DVC Add, Push, Pull, and Checkout as State Moves¶
Page Maps¶
graph LR
family["Reproducible Research"]
program["Deep Dive DVC"]
section["Data Identity Content Addressing"]
page["DVC Add, Push, Pull, and Checkout as State Moves"]
capstone["Capstone evidence"]
family --> program --> section --> page
page -.applies in.-> capstone
flowchart LR
orient["Orient on the page map"] --> read["Read the main claim and examples"]
read --> inspect["Inspect the related code, proof, or capstone surface"]
inspect --> verify["Run or review the verification path"]
verify --> apply["Apply the idea back to the module and capstone"]
It is easy to memorize DVC commands before you understand what state each command is changing.
That creates brittle knowledge.
Module 02 should leave you with a clearer question:
when I run this command, which layer moves, and what kind of trust does that create?
The four commands in plain language¶
| Command | Main state move | What it is really doing |
|---|---|---|
dvc add |
workspace -> cache plus pointer record | creates a tracked identity for existing content |
dvc push |
local cache -> remote | makes tracked content durably recoverable off-machine |
dvc pull |
remote -> local cache | retrieves tracked content back into local durable storage |
dvc checkout |
cache -> workspace | reconstructs workspace files from recorded tracked state |
This table is the heart of the page.
Why this framing matters¶
If you think only in command names, you will ask:
- when should I run
pullagain - why did
checkouttouch my files - why does
pushmatter if my local run already worked
If they think in state moves, those questions become easier:
- did the content move into the right durability layer
- did the workspace get reconstructed from tracked identity
- is the remote now part of the recovery story
A clean picture¶
flowchart LR
workspace["workspace"] -->|dvc add| cache["local cache"]
cache -->|dvc push| remote["remote"]
remote -->|dvc pull| cache
cache -->|dvc checkout| workspace
This is the simplest useful command model for Module 02.
dvc add: make identity explicit¶
dvc add matters because it is the first command that turns:
- "there is a file here"
into:
- "this workspace path now refers to recorded content identity"
You should leave this section understanding that dvc add is not mostly about moving
files around. It is about making a content claim explicit and locally restorable.
dvc push: make recovery durable¶
dvc push does not make the result more scientifically valid.
What it does is move tracked content into a recovery layer that survives local loss.
This is a huge difference.
Without push, a local cache may still work for one machine.

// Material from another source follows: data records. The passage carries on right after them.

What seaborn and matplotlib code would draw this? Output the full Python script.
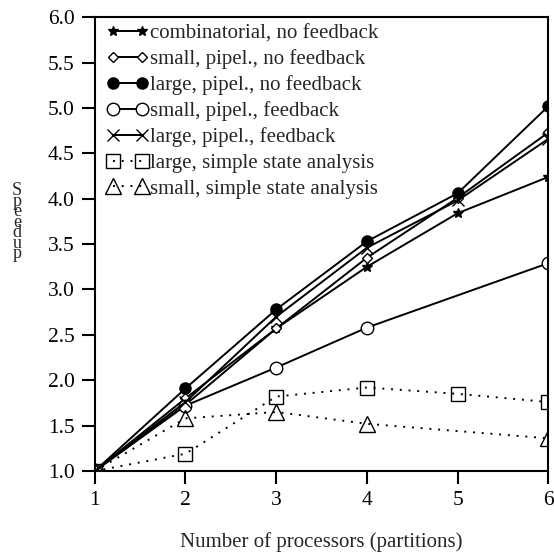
import matplotlib
matplotlib.use('Agg')
import matplotlib.pyplot as plt
import seaborn as sns

# speedup vs. number of processors
procs = [1, 2, 3, 4, 5, 6]
procs_short = [1, 2, 3, 4, 6]
comb_nofb = [1.0, 1.73, 2.57, 3.25, 3.84, 4.24]
small_pipe_nofb = [1.0, 1.80, 2.57, 3.35, 4.01, 4.73]
large_pipe_nofb = [1.0, 1.91, 2.78, 3.53, 4.06, 5.02]
small_pipe_fb = [1.0, 1.72, 2.14, 2.58, 3.29]
large_pipe_fb = [1.0, 1.76, 2.70, 3.46, 3.98, 4.66]
large_simple = [1.0, 1.19, 1.82, 1.92, 1.85, 1.76]
small_simple = [1.0, 1.58, 1.65, 1.52, 1.36]

labels = ["combinatorial, no feedback", "small, pipel., no feedback",
          "large, pipel., no feedback", "small, pipel., feedback",
          "large, pipel., feedback", "large, simple state analysis",
          "small, simple state analysis"]

sns.set_theme(style="ticks")
plt.rcParams['font.family'] = ['Liberation Serif', 'DejaVu Serif']

fig = plt.figure(figsize=(5.54, 5.52), dpi=100)
ax = fig.add_axes([0.171, 0.1467, 0.819, 0.8223])

dotted = (0, (1, 3.5))
series = [
    (procs, comb_nofb, dict(marker='*', ms=7, mfc='black', ls='-')),
    (procs, small_pipe_nofb, dict(marker='D', ms=5, mfc='white', ls='-')),
    (procs, large_pipe_nofb, dict(marker='o', ms=8, mfc='black', ls='-')),
    (procs_short, small_pipe_fb, dict(marker='o', ms=9, mfc='white', ls='-')),
    (procs, large_pipe_fb, dict(marker='x', ms=8, mfc='black', ls='-')),
    (procs, large_simple, dict(marker='s', ms=10, mfc='none', ls=dotted)),
    (procs_short, small_simple, dict(marker='^', ms=11, mfc='none', ls=dotted)),
]
for (xs, ys, kw), lab in zip(series, labels):
    sns.lineplot(x=xs, y=ys, ax=ax, color='black', lw=1.4, mec='black',
                 mew=1.0, label=lab, **kw)

ax.set_xlim(1, 6)
ax.set_ylim(1.0, 6.0)
ax.set_xticks(procs)
ax.set_yticks([1.0, 1.5, 2.0, 2.5, 3.0, 3.5, 4.0, 4.5, 5.0, 5.5, 6.0])
ax.set_yticklabels([f"{v:.1f}" for v in ax.get_yticks()])
ax.tick_params(direction='out', length=9.5, width=1.5, labelsize=15.5, pad=5,
               colors='black')
for s in ax.spines.values():
    s.set_linewidth(1.5)
    s.set_color('black')

ax.set_xlabel("Number of processors (partitions)", fontsize=15, labelpad=16)
ax.set_ylabel("S\np\ne\ne\nd\nu\np", rotation=0, fontsize=13, ha='center',
              va='center', linespacing=0.5)
ax.yaxis.set_label_coords(-0.171, 0.548)

h, l = ax.get_legend_handles_labels()
ax.legend(h, l, loc='upper left', bbox_to_anchor=(0.026, 0.985), frameon=False,
          numpoints=2, fontsize=15, borderaxespad=0, borderpad=0,
          handlelength=2.0, handletextpad=0.1, labelspacing=0.29)

fig.savefig("out.png", dpi=100)
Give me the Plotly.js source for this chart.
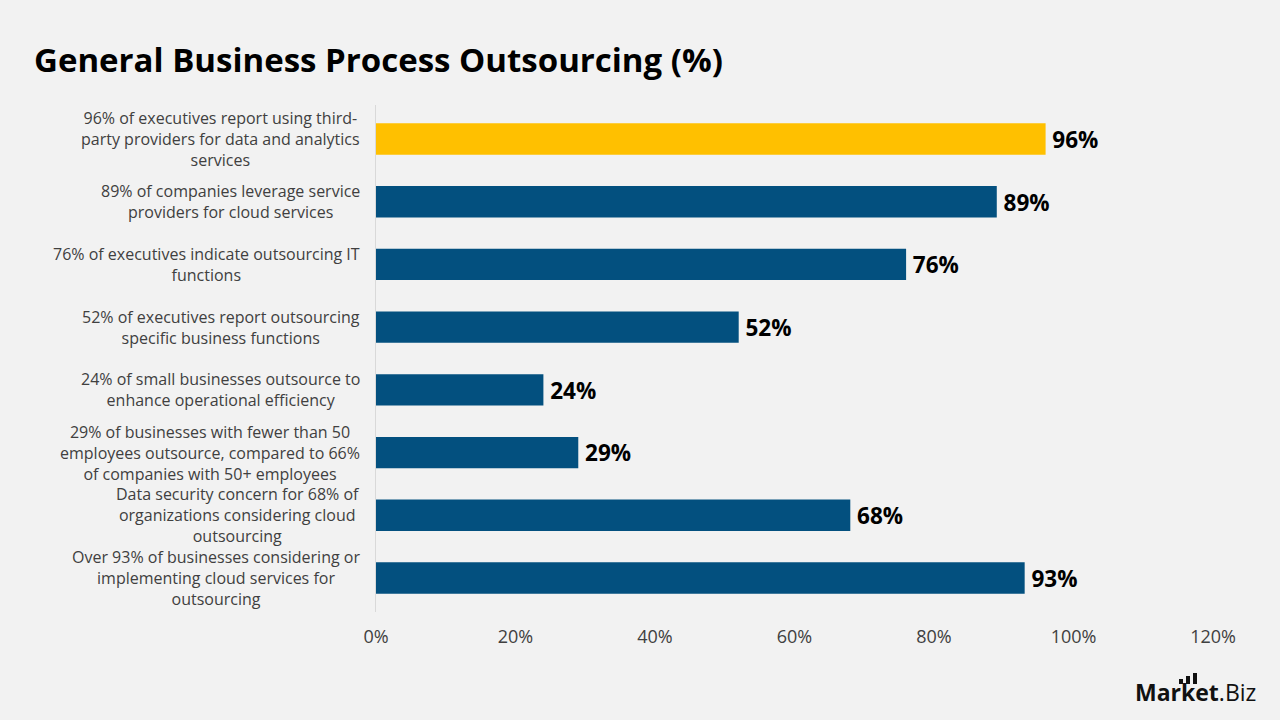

With push, the team can
start talking about durable recovery rather than lucky persistence.
dvc pull: restore local durable state¶
dvc pull brings tracked content back from the remote into the local cache.
That means it is not only "download the file." It is:
- recover tracked identity into local durable storage
- make later workspace reconstruction possible
This is why pull and checkout are related but not identical.
dvc checkout: rebuild the workspace projection¶
dvc checkout is about the workspace view.
It reconstructs or aligns workspace files from tracked content already available in the cache.
That is why you can have content present in the cache and still need checkout to make
the workspace match the recorded state.
A small example¶
Suppose you lose your working copy of a tracked dataset.
The honest recovery story is not only:
- run one magic command
It is:
- the remote still holds the tracked content
dvc pullrestores that content into the local cachedvc checkoutrebuilds the workspace file from the cached content
This three-layer explanation is much healthier than magical thinking.
Common confusions¶
"I pushed, so the workspace is fixed"¶
No. push is about remote durability, not local workspace reconstruction.
"I checked out, so the remote must be fine"¶
No. checkout can succeed from local cache even when the remote has never been updated.
"I added the file, so the team can recover it"¶
Not yet. add created recorded local identity. Durable team recovery depends on the
remote story too.
Keep this standard¶
When teaching or reviewing DVC commands, always pair the command with its state move.
Do not say only:
- add tracks files
- push uploads
- pull downloads
- checkout restores
Say:
addcreates recorded identitypushadds remote durabilitypullrestores local durable statecheckoutrebuilds the workspace projection
That is the level of clarity Module 02 is aiming for.